The new standards will be reflected in a government guideline for nuclear disaster steps.
Under the new standards, in the event of a fallout crisis involving a nuclear plant, residents outside a 5-km radius of the facility will be told to evacuate within several hours if the radiation level reaches 500 microsieverts per hour. This compares with the figure set by the Vienna-based International Atomic Energy Agency: 1,000 microsieverts.
A restriction on the consumption of food produced near a disaster-hit power plant must be issued within a few days if radiation levels hit 0.5 microsievert per hour, compared with 1 microsievert set by the IAEA.
New criteria also call for issuing temporary evacuation orders to residents in areas where the radiation level reaches 20 microsieverts per hour.
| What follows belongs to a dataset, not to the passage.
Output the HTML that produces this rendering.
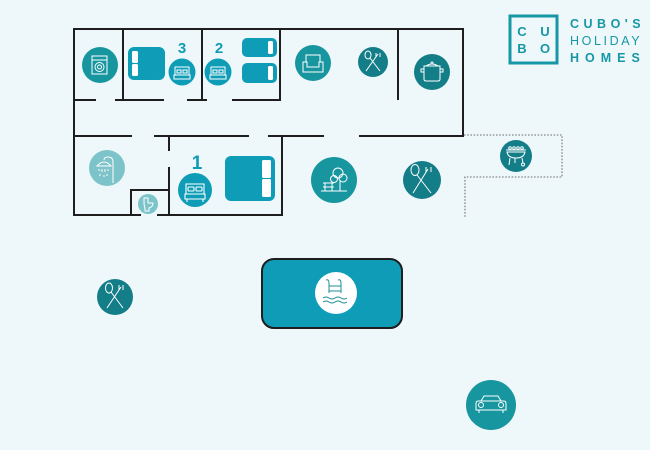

The figure is lower than the international standard of 100 microsieverts.
The government will begin collecting information to gauge the effects of a powerful earthquake — intensity of lower 6 or stronger on the Japanese scale to 7 — on municipalities where nuclear plants are located.
Residents within a 5-km radius of a nuclear plant will be asked to prepare to evacuate if all power at the plant goes out for more than five minutes or if the reactor cooling system cannot be run from the control room.
The panel calls for immediate evacuation of residents when a plant operator loses the ability to shut down reactors or when pressure in reactor containers reaches the maximum allowable limit.
The NRA debuted in September as a highly independent body to replace the Nuclear and Industrial Safety Agency and Nuclear Safety Commission. NISA was hit for failing to improve the defenses of Tokyo Electric Power Co.’s Fukushima No. 1 nuclear plant, which suffered three meltdowns last year after being overrun by tsunami.